**What the task requires**
Return each line of the listing below, unchanged, and omit the images.

**Data lines**

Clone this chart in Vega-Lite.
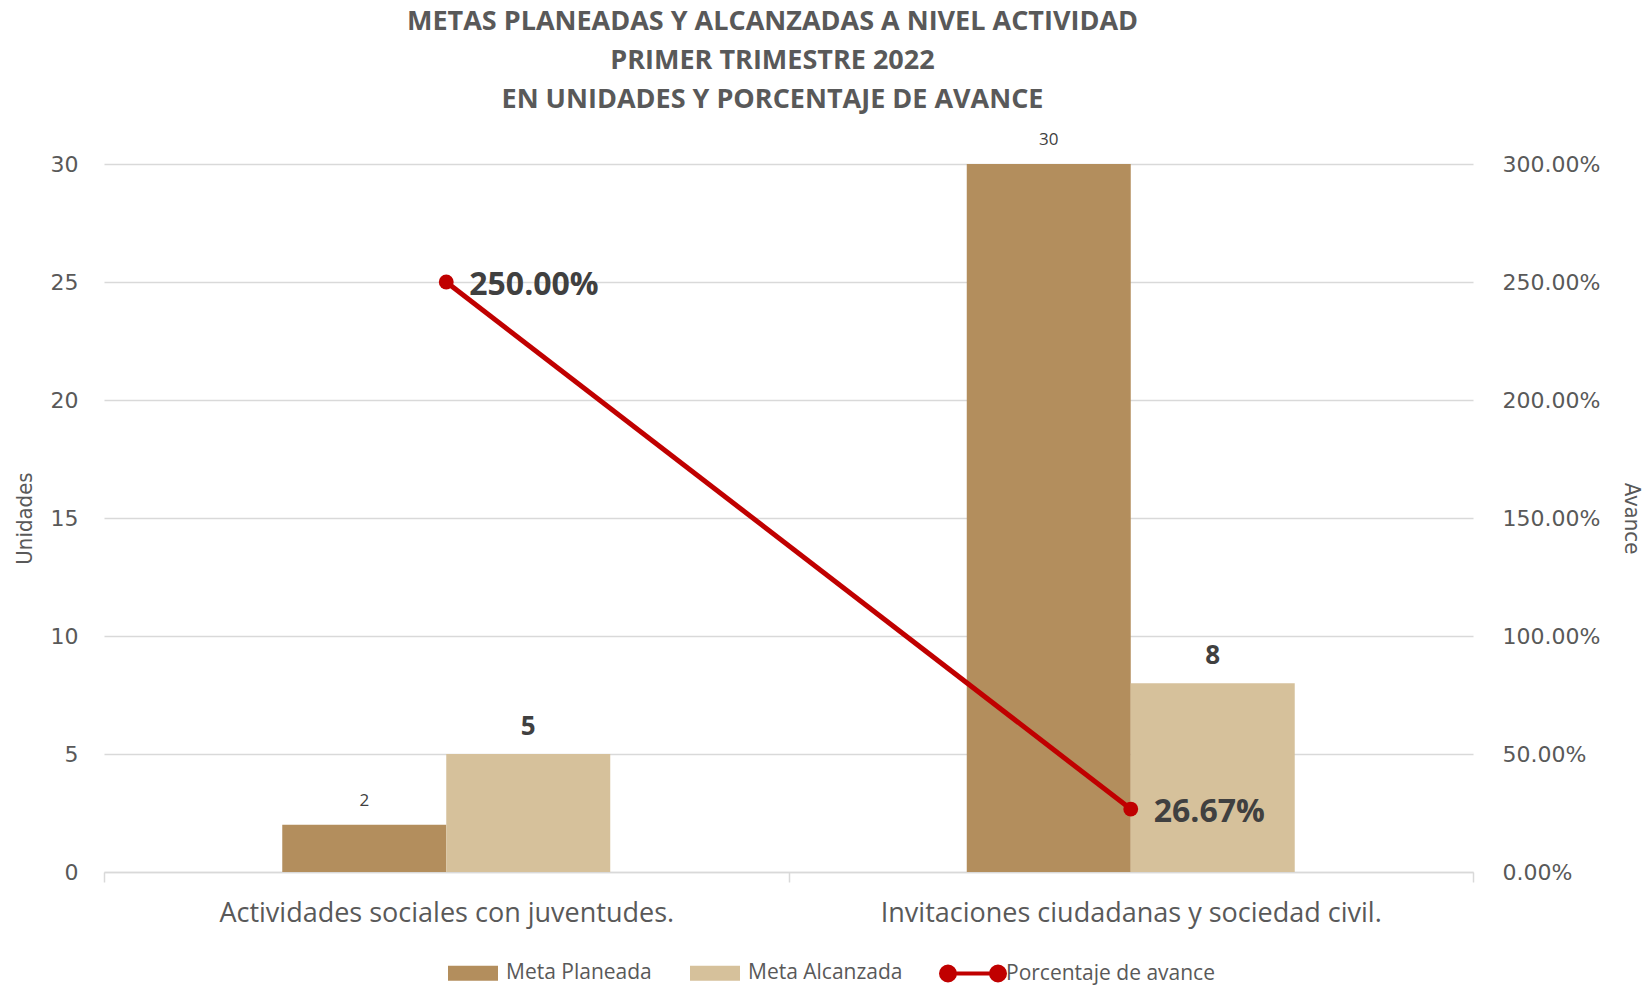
{
  "$schema": "https://vega.github.io/schema/vega-lite/v6.json",
  "width": 1369,
  "height": 708,
  "autosize": {"type": "none"},
  "padding": {"left": 104, "top": 164, "right": 174, "bottom": 113},
  "background": "white",
  "config": {"view": {"stroke": null}},
  "title": {
    "text": ["METAS PLANEADAS Y ALCANZADAS A NIVEL ACTIVIDAD", "PRIMER TRIMESTRE 2022", "EN UNIDADES Y PORCENTAJE DE AVANCE"],
    "font": "Open Sans",
    "fontSize": 27,
    "fontWeight": "bold",
    "color": "#595959",
    "lineHeight": 39,
    "anchor": "middle",
    "offset": 17,
    "dx": -16
  },
  "datasets": {
    "metas": [
      {"categoria": "Actividades sociales con juventudes.", "serie": "Meta Planeada", "valor": 2},
      {"categoria": "Actividades sociales con juventudes.", "serie": "Meta Alcanzada", "valor": 5},
      {"categoria": "Invitaciones ciudadanas y sociedad civil.", "serie": "Meta Planeada", "valor": 30},
      {"categoria": "Invitaciones ciudadanas y sociedad civil.", "serie": "Meta Alcanzada", "valor": 8}
    ],
    "avance": [
      {"categoria": "Actividades sociales con juventudes.", "avance": 2.5},
      {"categoria": "Invitaciones ciudadanas y sociedad civil.", "avance": 0.2667}
    ]
  },
  "layer": [
    {
      "data": {"name": "metas"},
      "encoding": {
        "x": {
          "field": "categoria", "type": "nominal", "sort": null,
          "scale": {"paddingInner": 0, "paddingOuter": 0},
          "axis": {
            "title": null, "labelAngle": 0, "labelFont": "Open Sans", "labelFontSize": 27, "labelLimit": 0,
            "labelColor": "#595959", "labelPadding": 18, "tickBand": "extent", "tickSize": 10,
            "tickColor": "#D9D9D9", "tickWidth": 1.5, "domainColor": "#D9D9D9", "domainWidth": 1.5, "grid": false
          }
        },
        "xOffset": {"field": "serie", "type": "nominal", "scale": {"domain": ["_izq", "Meta Planeada", "Meta Alcanzada", "_der"], "paddingInner": 0, "paddingOuter": 0.087}},
        "y": {
          "field": "valor", "type": "quantitative",
          "scale": {"domain": [0, 30]},
          "axis": {
            "title": "Unidades", "titleFont": "DejaVu Sans Condensed", "titleFontSize": 22, "titleFontWeight": "normal",
            "titleColor": "#595959", "titlePadding": 14, "values": [0, 5, 10, 15, 20, 25, 30],
            "labelFont": "DejaVu Sans", "labelFontSize": 22, "labelColor": "#595959", "labelPadding": 26,
            "ticks": false, "domain": false, "grid": true, "gridColor": "#D9D9D9", "gridWidth": 1.5
          }
        }
      },
      "layer": [
        {
          "mark": {"type": "bar"},
          "encoding": {
            "color": {
              "field": "serie", "type": "nominal",
              "scale": {"domain": ["Meta Planeada", "Meta Alcanzada", "Porcentaje de avance"], "range": ["#B38E5D", "#D6C19B", "#C00000"]},
              "legend": {
                "title": null, "orient": "none", "direction": "horizontal", "legendX": 342, "legendY": 782,
                "labelFont": "Open Sans", "labelFontSize": 21, "labelColor": "#595959", "labelOffset": 6, "labelLimit": 0,
                "columnPadding": 30, "symbolSize": 2500,
                "encode": {
                  "symbols": {
                    "update": {
                      "shape": {"signal": "datum.value === 'Porcentaje de avance' ? 'M-1,0H1M-0.72,0A0.28,0.28 0 1,1 -1.28,0A0.28,0.28 0 1,1 -0.72,0ZM1.28,0A0.28,0.28 0 1,1 0.72,0A0.28,0.28 0 1,1 1.28,0Z' : 'M-1,-0.3H1V0.3H-1Z'"},
                      "stroke": {"signal": "datum.value === 'Porcentaje de avance' ? '#C00000' : 'transparent'"},
                      "strokeWidth": {"value": 4},
                      "fill": {"scale": "color", "field": "value"},
                      "opacity": {"value": 1},
                      "fillOpacity": {"value": 1}
                    }
                  }
                }
              }
            }
          }
        },
        {
          "transform": [{"filter": "datum.serie === 'Meta Planeada'"}],
          "mark": {"type": "text", "font": "Open Sans", "fontSize": 17, "color": "#404040", "baseline": "alphabetic", "dy": -19},
          "encoding": {"text": {"field": "valor", "type": "quantitative"}}
        },
        {
          "transform": [{"filter": "datum.serie === 'Meta Alcanzada'"}],
          "mark": {"type": "text", "font": "Open Sans", "fontSize": 26, "fontWeight": "bold", "color": "#404040", "baseline": "alphabetic", "dy": -19},
          "encoding": {"text": {"field": "valor", "type": "quantitative"}}
        }
      ]
    },
    {
      "data": {"name": "avance"},
      "encoding": {
        "x": {"field": "categoria", "type": "nominal", "sort": null},
        "y": {
          "field": "avance", "type": "quantitative",
          "scale": {"domain": [0, 3]},
          "axis": {
            "orient": "right", "format": ".2%", "title": "Avance", "titleFont": "DejaVu Sans Condensed", "titleFontSize": 22,
            "titleFontWeight": "normal", "titleColor": "#595959", "titlePadding": 20, "values": [0, 0.5, 1, 1.5, 2, 2.5, 3],
            "labelFont": "DejaVu Sans", "labelFontSize": 22, "labelColor": "#595959", "labelPadding": 29,
            "ticks": false, "domain": false, "grid": false
          }
        }
      },
      "layer": [
        {"mark": {"type": "line", "color": "#C00000", "strokeWidth": 5}},
        {"mark": {"type": "point", "filled": true, "color": "#C00000", "size": 220, "opacity": 1}},
        {
          "mark": {"type": "text", "font": "Open Sans", "fontSize": 32, "fontWeight": "bold", "color": "#404040", "align": "left", "baseline": "middle", "dx": 23, "dy": 3},
          "encoding": {"text": {"field": "avance", "type": "quantitative", "format": ".2%"}}
        }
      ]
    }
  ],
  "resolve": {"scale": {"y": "independent"}}
}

**Problem solution**
Clone this chart in Vega-Lite.
{
  "$schema": "https://vega.github.io/schema/vega-lite/v6.json",
  "width": 1369,
  "height": 708,
  "autosize": {"type": "none"},
  "padding": {"left": 104, "top": 164, "right": 174, "bottom": 113},
  "background": "white",
  "config": {"view": {"stroke": null}},
  "title": {
    "text": ["METAS PLANEADAS Y ALCANZADAS A NIVEL ACTIVIDAD", "PRIMER TRIMESTRE 2022", "EN UNIDADES Y PORCENTAJE DE AVANCE"],
    "font": "Open Sans",
    "fontSize": 27,
    "fontWeight": "bold",
    "color": "#595959",
    "lineHeight": 39,
    "anchor": "middle",
    "offset": 17,
    "dx": -16
  },
  "datasets": {
    "metas": [
      {"categoria": "Actividades sociales con juventudes.", "serie": "Meta Planeada", "valor": 2},
      {"categoria": "Actividades sociales con juventudes.", "serie": "Meta Alcanzada", "valor": 5},
      {"categoria": "Invitaciones ciudadanas y sociedad civil.", "serie": "Meta Planeada", "valor": 30},
      {"categoria": "Invitaciones ciudadanas y sociedad civil.", "serie": "Meta Alcanzada", "valor": 8}
    ],
    "avance": [
      {"categoria": "Actividades sociales con juventudes.", "avance": 2.5},
      {"categoria": "Invitaciones ciudadanas y sociedad civil.", "avance": 0.2667}
    ]
  },
  "layer": [
    {
      "data": {"name": "metas"},
      "encoding": {
        "x": {
          "field": "categoria", "type": "nominal", "sort": null,
          "scale": {"paddingInner": 0, "paddingOuter": 0},
          "axis": {
            "title": null, "labelAngle": 0, "labelFont": "Open Sans", "labelFontSize": 27, "labelLimit": 0,
            "labelColor": "#595959", "labelPadding": 18, "tickBand": "extent", "tickSize": 10,
            "tickColor": "#D9D9D9", "tickWidth": 1.5, "domainColor": "#D9D9D9", "domainWidth": 1.5, "grid": false
          }
        },
        "xOffset": {"field": "serie", "type": "nominal", "scale": {"domain": ["_izq", "Meta Planeada", "Meta Alcanzada", "_der"], "paddingInner": 0, "paddingOuter": 0.087}},
        "y": {
          "field": "valor", "type": "quantitative",
          "scale": {"domain": [0, 30]},
          "axis": {
            "title": "Unidades", "titleFont": "DejaVu Sans Condensed", "titleFontSize": 22, "titleFontWeight": "normal",
            "titleColor": "#595959", "titlePadding": 14, "values": [0, 5, 10, 15, 20, 25, 30],
            "labelFont": "DejaVu Sans", "labelFontSize": 22, "labelColor": "#595959", "labelPadding": 26,
            "ticks": false, "domain": false, "grid": true, "gridColor": "#D9D9D9", "gridWidth": 1.5
          }
        }
      },
      "layer": [
        {
          "mark": {"type": "bar"},
          "encoding": {
            "color": {
              "field": "serie", "type": "nominal",
              "scale": {"domain": ["Meta Planeada", "Meta Alcanzada", "Porcentaje de avance"], "range": ["#B38E5D", "#D6C19B", "#C00000"]},
              "legend": {
                "title": null, "orient": "none", "direction": "horizontal", "legendX": 342, "legendY": 782,
                "labelFont": "Open Sans", "labelFontSize": 21, "labelColor": "#595959", "labelOffset": 6, "labelLimit": 0,
                "columnPadding": 30, "symbolSize": 2500,
                "encode": {
                  "symbols": {
                    "update": {
                      "shape": {"signal": "datum.value === 'Porcentaje de avance' ? 'M-1,0H1M-0.72,0A0.28,0.28 0 1,1 -1.28,0A0.28,0.28 0 1,1 -0.72,0ZM1.28,0A0.28,0.28 0 1,1 0.72,0A0.28,0.28 0 1,1 1.28,0Z' : 'M-1,-0.3H1V0.3H-1Z'"},
                      "stroke": {"signal": "datum.value === 'Porcentaje de avance' ? '#C00000' : 'transparent'"},
                      "strokeWidth": {"value": 4},
                      "fill": {"scale": "color", "field": "value"},
                      "opacity": {"value": 1},
                      "fillOpacity": {"value": 1}
                    }
                  }
                }
              }
            }
          }
        },
        {
          "transform": [{"filter": "datum.serie === 'Meta Planeada'"}],
          "mark": {"type": "text", "font": "Open Sans", "fontSize": 17, "color": "#404040", "baseline": "alphabetic", "dy": -19},
          "encoding": {"text": {"field": "valor", "type": "quantitative"}}
        },
        {
          "transform": [{"filter": "datum.serie === 'Meta Alcanzada'"}],
          "mark": {"type": "text", "font": "Open Sans", "fontSize": 26, "fontWeight": "bold", "color": "#404040", "baseline": "alphabetic", "dy": -19},
          "encoding": {"text": {"field": "valor", "type": "quantitative"}}
        }
      ]
    },
    {
      "data": {"name": "avance"},
      "encoding": {
        "x": {"field": "categoria", "type": "nominal", "sort": null},
        "y": {
          "field": "avance", "type": "quantitative",
          "scale": {"domain": [0, 3]},
          "axis": {
            "orient": "right", "format": ".2%", "title": "Avance", "titleFont": "DejaVu Sans Condensed", "titleFontSize": 22,
            "titleFontWeight": "normal", "titleColor": "#595959", "titlePadding": 20, "values": [0, 0.5, 1, 1.5, 2, 2.5, 3],
            "labelFont": "DejaVu Sans", "labelFontSize": 22, "labelColor": "#595959", "labelPadding": 29,
            "ticks": false, "domain": false, "grid": false
          }
        }
      },
      "layer": [
        {"mark": {"type": "line", "color": "#C00000", "strokeWidth": 5}},
        {"mark": {"type": "point", "filled": true, "color": "#C00000", "size": 220, "opacity": 1}},
        {
          "mark": {"type": "text", "font": "Open Sans", "fontSize": 32, "fontWeight": "bold", "color": "#404040", "align": "left", "baseline": "middle", "dx": 23, "dy": 3},
          "encoding": {"text": {"field": "avance", "type": "quantitative", "format": ".2%"}}
        }
      ]
    }
  ],
  "resolve": {"scale": {"y": "independent"}}
}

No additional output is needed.